Friday, December 4, 2009

This, Which I Call Mine

I made the deliberate decision to not write yesterday – and that is something I fully intend to incorporate into my writing schedule – time off. My back gave me that signal – an old ache in the place where wings used to be attached. I woke up in the morning thinking such an image – It hurts just where my wings used to be . . .

Instead I took an extra long walk, fed my sourdough pets, and took my inner writer on a field trip to the Library of Virginia for a book talk and signing by author Woody Holton who has just published a non-stuffy biography of Abigail Adams. I always love these book talks – authors who seem ordinary and plain as they talk about their book and, more importantly, about their struggles in writing the book. Often the insights they gain while struggling to write the book are far more interesting to me than the distilled and dressed up version of the book itself. After buying the book, I often can’t find all that good, behind the scenes stuff they talked about.


He spent years reading the thousands of letters written and received by Abigail – at least 1,500 between her and her husband, John Adams, and thousands more to and from others close to her. He said he was struck  one day, years into the project, by the oft repeated phrase she used in many letters to her husband, nieces, sisters, friends, sons and daughters -- This money which I call mine.

Married women were not allowed to own property or money. Her husband, second President of the United States, told her he would be the laughingstock of the Republic if he suggested the laws be otherwise. He called her “saucy” and “a wit” for speaking such a thing. She was allowed “pocket money” to run the household during periods when her husband was in England (once he stayed there 5 years). Unbeknownst to John, a conservative investor, she had persuaded his investor to buy government bonds with some of her pocket money – yielding 25 percent profit as compared to her husband’s 1 percent profit in land he bought and sold. Much of Abigail’s profit was given to women in similar positions – married sisters, nieces, grown daughters. Once her sister wrote back in gratitude – “Sometimes it is best that the right hand not know what the left hand is doing.”
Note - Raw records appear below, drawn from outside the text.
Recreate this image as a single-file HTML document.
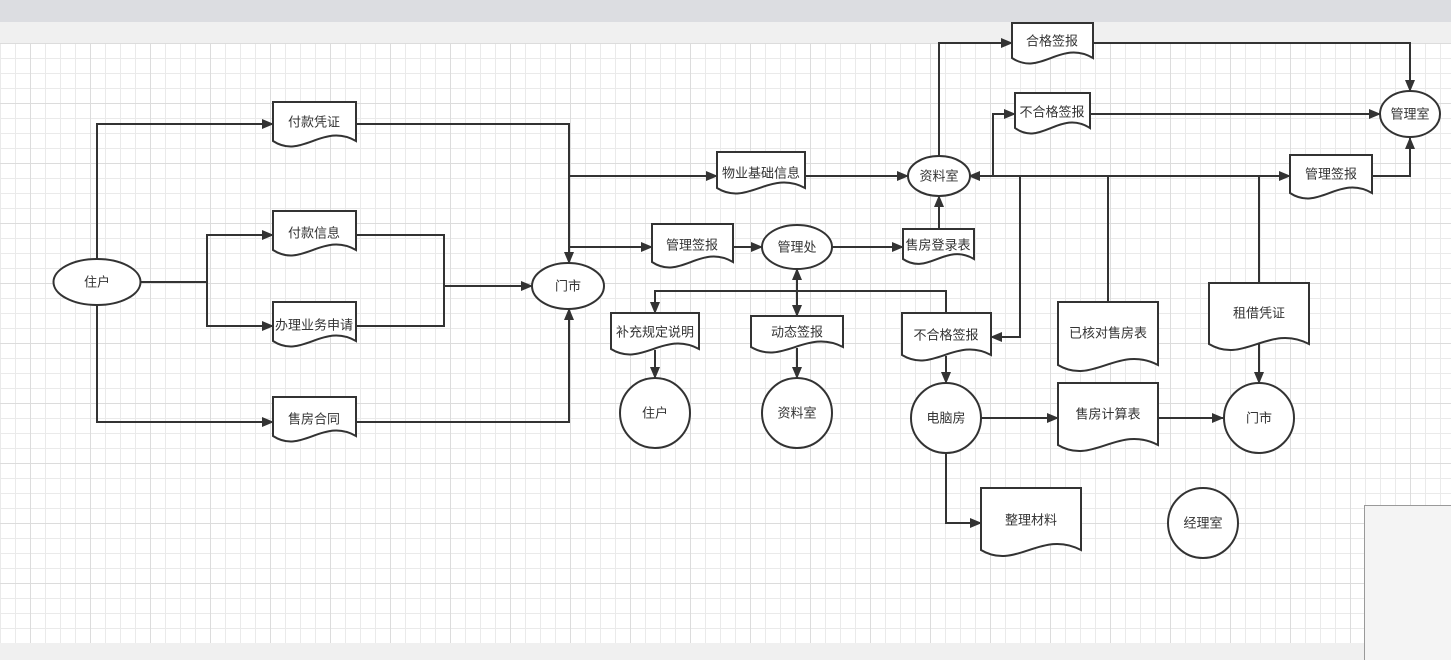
<!DOCTYPE html>
<html><head><meta charset="utf-8"><style>
html,body{margin:0;padding:0;width:1451px;height:659px;overflow:hidden;background:#f0f0f0;}
#top{position:absolute;left:0;top:0;width:1451px;height:22px;background:#dcdde1;}
#band{position:absolute;left:0;top:22px;width:1451px;height:21px;background:#f0f0f0;}
#grid{position:absolute;left:0;top:43px;width:1451px;height:600px;background-color:#fff;
background-image:
linear-gradient(to right,#dcdcdc 1px,transparent 1px),
linear-gradient(to bottom,#dcdcdc 1px,transparent 1px),
linear-gradient(to right,#eaeaea 1px,transparent 1px),
linear-gradient(to bottom,#eaeaea 1px,transparent 1px);
background-size:60px 60px,60px 60px,15px 15px,15px 15px;
background-position:30px 0,0 0,0 0,0 0;}
#panel{position:absolute;left:1364px;top:505px;width:87px;height:154px;background:#f4f4f4;border-left:1px solid #999;border-top:1px solid #999;}
svg{position:absolute;left:0;top:0;}
text{font-family:"Liberation Sans","Noto Sans CJK SC",sans-serif;font-size:13px;fill:#333;text-anchor:middle;dominant-baseline:central;}
</style></head><body>
<div id="top"></div><div id="band"></div><div id="grid"></div><div id="panel"></div>
<svg width="1451" height="659" viewBox="0 0 1451 659">
<defs><marker id="a" markerUnits="userSpaceOnUse" markerWidth="12" markerHeight="10" refX="11" refY="5" orient="auto"><path d="M0,0 L12,5 L0,10 Z" fill="#333"/></marker>
<marker id="s" markerUnits="userSpaceOnUse" markerWidth="12" markerHeight="10" refX="1" refY="5" orient="auto"><path d="M12,0 L0,5 L12,10 Z" fill="#333"/></marker></defs>
<g fill="none" stroke="#333" stroke-width="2">
<path d="M97,259 V124 H273" marker-end="url(#a)"/>
<path d="M356,124 H569 V263" marker-end="url(#a)"/>
<path d="M97,305 V422 H273" marker-end="url(#a)"/>
<path d="M356,422 H569 V309" marker-end="url(#a)"/>
<path d="M140,282 H207"/>
<path d="M207,282 V235 H273" marker-end="url(#a)"/>
<path d="M207,282 V326 H273" marker-end="url(#a)"/>
<path d="M356,235 H444 V326 H356"/>
<path d="M444,286 H532" marker-end="url(#a)"/>
<path d="M569,176 H717" marker-end="url(#a)"/>
<path d="M569,247 H652" marker-end="url(#a)"/>
<path d="M733,247 H762" marker-end="url(#a)"/>
<path d="M805,176 H908" marker-end="url(#a)"/>
<path d="M832,247 H903" marker-end="url(#a)"/>
<path d="M939,229 V196" marker-end="url(#a)"/>
<path d="M939,156 V43 H1012" marker-end="url(#a)"/>
<path d="M1093,43 H1410 V91" marker-end="url(#a)"/>
<path d="M1290,176 H969" marker-end="url(#a)"/>
<path d="M1100,176 H1290" marker-end="url(#a)"/>
<path d="M993,176 V114 H1015" marker-end="url(#a)"/>
<path d="M1090,114 H1380" marker-end="url(#a)"/>
<path d="M1020,176 V337 H991" marker-end="url(#a)"/>
<path d="M1108,302 V176"/>
<path d="M1259,283 V176"/>
<path d="M1259,344 V383" marker-end="url(#a)"/>
<path d="M1372,176 H1410 V138" marker-end="url(#a)"/>
<path d="M797,269 V316" marker-start="url(#s)" marker-end="url(#a)"/>
<path d="M946,313 V291 H655 V313" marker-end="url(#a)"/>
<path d="M655,350 V378" marker-end="url(#a)"/>
<path d="M797,348 V378" marker-end="url(#a)"/>
<path d="M946,356 V383" marker-end="url(#a)"/>
<path d="M981,418 H1058" marker-end="url(#a)"/>
<path d="M1158,418 H1223" marker-end="url(#a)"/>
<path d="M946,453 V523 H981" marker-end="url(#a)"/>
</g>
<g fill="#fff" stroke="#333" stroke-width="2">
<path d="M273,102 H356 V141 C322.8,122 302,160 273,141 Z"/>
<path d="M273,211 H356 V250 C322.8,231 302,269 273,250 Z"/>
<path d="M273,302 H356 V341 C322.8,322 302,360 273,341 Z"/>
<path d="M273,397 H356 V436 C322.8,417 302,455 273,436 Z"/>
<path d="M717,152 H805 V188 C769.8,169 747.8,207 717,188 Z"/>
<path d="M652,224 H733 V262 C700.6,243 680.4,281 652,262 Z"/>
<path d="M903,229 H974 V259 C945.6,242 927.9,276 903,259 Z"/>
<path d="M611,313 H699 V349 C663.8,330 641.8,368 611,349 Z"/>
<path d="M751,316 H843 V347 C806.2,328 783.2,366 751,347 Z"/>
<path d="M902,313 H991 V355 C955.4,336 933.2,374 902,355 Z"/>
<path d="M981,488 H1081 V550 C1041,529 1016,571 981,550 Z"/>
<path d="M1058,383 H1158 V445 C1118,424 1093,466 1058,445 Z"/>
<path d="M1058,302 H1158 V365 C1118,344 1093,386 1058,365 Z"/>
<path d="M1209,283 H1309 V344 C1269,323 1244,365 1209,344 Z"/>
<path d="M1012,23 H1093 V58 C1060.6,39 1040.4,77 1012,58 Z"/>
<path d="M1015,93 H1090 V128 C1060,109 1041,147 1015,128 Z"/>
<path d="M1290,155 H1372 V193 C1339.2,174 1318.7,212 1290,193 Z"/>
<ellipse cx="97" cy="282" rx="43.5" ry="23"/>
<ellipse cx="568" cy="286" rx="36" ry="23"/>
<ellipse cx="939" cy="176" rx="31" ry="20"/>
<ellipse cx="1410" cy="114" rx="30" ry="23"/>
<ellipse cx="797" cy="247" rx="35" ry="22"/>
<circle cx="655" cy="413" r="35"/>
<circle cx="797" cy="413" r="35"/>
<circle cx="946" cy="418" r="35"/>
<circle cx="1259" cy="418" r="35"/>
<circle cx="1203" cy="523" r="35"/>
</g>
<g>
<text x="314" y="122">付款凭证</text>
<text x="314" y="233">付款信息</text>
<text x="314" y="325">办理业务申请</text>
<text x="314" y="419">售房合同</text>
<text x="761" y="173">物业基础信息</text>
<text x="692" y="245">管理签报</text>
<text x="938" y="245">售房登录表</text>
<text x="655" y="332">补充规定说明</text>
<text x="797" y="332">动态签报</text>
<text x="946" y="335">不合格签报</text>
<text x="1031" y="520">整理材料</text>
<text x="1108" y="414">售房计算表</text>
<text x="1108" y="333">已核对售房表</text>
<text x="1259" y="313">租借凭证</text>
<text x="1052" y="41">合格签报</text>
<text x="1052" y="112">不合格签报</text>
<text x="1331" y="174">管理签报</text>
<text x="97" y="282">住户</text>
<text x="568" y="286">门市</text>
<text x="939" y="176">资料室</text>
<text x="1410" y="114">管理室</text>
<text x="797" y="247">管理处</text>
<text x="655" y="413">住户</text>
<text x="797" y="413">资料室</text>
<text x="946" y="418">电脑房</text>
<text x="1259" y="418">门市</text>
<text x="1203" y="523">经理室</text>
</g>
</svg>
</body></html>
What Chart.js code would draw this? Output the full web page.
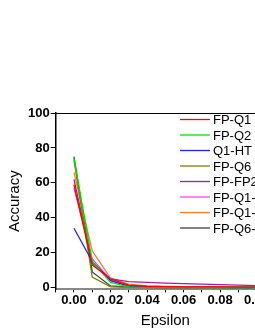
<!DOCTYPE html>
<html>
<head>
<meta charset="utf-8">
<script src="https://cdn.jsdelivr.net/npm/chart.js@4"></script>
<style>
  html, body { margin: 0; padding: 0; background: #fff; overflow: hidden; }
  #wrap { width: 255px; height: 330px; overflow: hidden; }
</style>
</head>
<body>
<div id="wrap"><canvas id="accChart" width="300" height="330"></canvas></div>
<script>
const epsilon = [0, 0.01, 0.02, 0.03, 0.04, 0.05, 0.06, 0.07, 0.08, 0.09, 0.1, 0.11];
const seriesNames = ["FP-Q1", "FP-Q2", "Q1-HT", "FP-Q6", "FP-FP2", "FP-Q1-HT", "FP-Q1-FP2", "FP-Q6-HT"];
const seriesColors = ["#ff0000", "#00e000", "#2020ff", "#808000", "#a020a0", "#ff40ff", "#ff8020", "#404040"];
const fpQ1 = [59, 13, 5, 1.5, 0.8, 0.6, 0.5, 0.4, 0.4, 0.3, 0.3, 0.3];
const fpQ2 = [74, 15, 3, 0.5, 0.3, 0.2, 0.2, 0.2, 0.1, 0.1, 0.1, 0.1];
const q1Ht = [34, 15, 4, 0.8, 0.4, 0.3, 0.2, 0.2, 0.2, 0.1, 0.1, 0.1];
const fpQ6 = [73, 6, 0.5, 0.2, 0.1, 0.1, 0.1, 0.1, 0.1, 0.1, 0.1, 0.1];
const fpFp2 = [62, 14, 5, 3.5, 3, 2.6, 2.3, 2, 1.7, 1.4, 1.2, 1.1];
const fpQ1Ht = [57, 16.5, 4.5, 1, 0.5, 0.4, 0.3, 0.3, 0.2, 0.2, 0.2, 0.2];
const fpQ1Fp2 = [66, 21, 5.5, 2, 1, 0.7, 0.6, 0.5, 0.4, 0.4, 0.3, 0.3];
const fpQ6Ht = [75, 9, 1, 0.3, 0.2, 0.1, 0.1, 0.1, 0.1, 0.1, 0.1, 0.1];
const allSeries = [fpQ1, fpQ2, q1Ht, fpQ6, fpFp2, fpQ1Ht, fpQ1Fp2, fpQ6Ht];
const yTicks = [0, 20, 40, 60, 80, 100];

const FONT = "'Liberation Sans', Arial, sans-serif";

// frame line on top of the plot + legend inside the chart area
const framePlugin = {
  id: "frame",
  afterDraw(chart) {
    const ctx = chart.ctx;
    const a = chart.chartArea;
    ctx.save();
    ctx.strokeStyle = "#000";
    ctx.lineWidth = 1;
    ctx.beginPath();
    ctx.moveTo(a.left, a.top + 0.5);
    ctx.lineTo(a.right, a.top + 0.5);
    ctx.stroke();

    ctx.font = "13px " + FONT;
    ctx.textBaseline = "middle";
    chart.data.datasets.forEach((ds, i) => {
      const y = 119.5 + i * 15.5;
      ctx.strokeStyle = ds.borderColor;
      ctx.lineWidth = 1.3;
      ctx.beginPath();
      ctx.moveTo(180, y);
      ctx.lineTo(210, y);
      ctx.stroke();
      ctx.fillStyle = "#000";
      ctx.fillText(ds.label, 213, y + 1);
    });
    ctx.restore();
  },
};

new Chart(document.getElementById("accChart"), {
  type: "line",
  data: {
    datasets: seriesNames.map((name, i) => ({
      label: name,
      data: epsilon.map((x, j) => ({ x: x, y: allSeries[i][j] })),
      borderColor: seriesColors[i],
      backgroundColor: seriesColors[i],
      borderWidth: 1.3,
      pointRadius: 0,
      fill: false,
      tension: 0,
    })),
  },
  options: {
    responsive: false,
    animation: false,
    layout: { padding: { top: 113, left: 6, right: 25, bottom: 0 } },
    plugins: {
      legend: { display: false },
      tooltip: { enabled: false },
    },
    scales: {
      x: {
        type: "linear",
        min: -0.01,
        max: 0.11,
        border: { color: "#888", width: 2 },
        grid: { display: true, drawOnChartArea: false, drawTicks: true, tickLength: 3, tickColor: "#000" },
        ticks: {
          stepSize: 0.01,
          color: "#000",
          padding: 0,
          maxRotation: 0,
          autoSkip: false,
          font: { family: FONT, size: 13, weight: "bold" },
          callback: (v) => {
            const k = Math.round(v * 100);
            if (k < 0 || k % 2 !== 0) return "";
            return (k / 100).toFixed(2);
          },
        },
        title: {
          display: true,
          text: "Epsilon",
          color: "#000",
          font: { family: FONT, size: 15 },
          padding: { top: 4, bottom: 0 },
        },
      },
      y: {
        min: -1,
        max: 100,
        border: { color: "#000", width: 1.5 },
        grid: { display: true, drawOnChartArea: false, drawTicks: true, tickLength: 5, tickColor: "#000" },
        afterBuildTicks: (axis) => {
          axis.ticks = [];
          for (let v = 0; v <= 100; v += 10) axis.ticks.push({ value: v });
        },
        ticks: {
          color: "#000",
          padding: 1,
          font: { family: FONT, size: 13, weight: "bold" },
          callback: (v) => (yTicks.includes(v) ? String(v) : ""),
        },
        title: {
          display: true,
          text: "Accuracy",
          color: "#000",
          font: { family: FONT, size: 15 },
          padding: { top: 0, bottom: 3 },
        },
      },
    },
  },
  plugins: [framePlugin],
});
</script>
</body>
</html>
When Abigail became ill, she sat down to write a will – also a thing which married women were not allowed to do since of course they had no property to will. By that time, in spite of what she had given away, she had amassed $5,000 in “pocket money,” well over $100,000 in today’s terms, according to the author. She willed virtually all of her money to women – daughters, nieces, sisters-in-law, daughters-in-law (leaving out her own two sons whom she had financed through Harvard and who ultimately died of alcoholism), and a few other women whom she deemed ought to have their own money to do as they pleased.

Her husband had the right to destroy the will since it was not a legal document (his signature was not on it) and since she had no property to will – but instead he chose to let the will stand. Of those women to whom she bequeathed money, not one of them gave the money to their own husbands as would have been legal and proper at the time.

She could not change the law, and so she defied the law -- that's what the author said.  Soon after her death – I don't recall how long – the laws were changed – and in many ways I am the richer for having taken myself to this wonderful book talk about a saucy woman, Abigail Adams.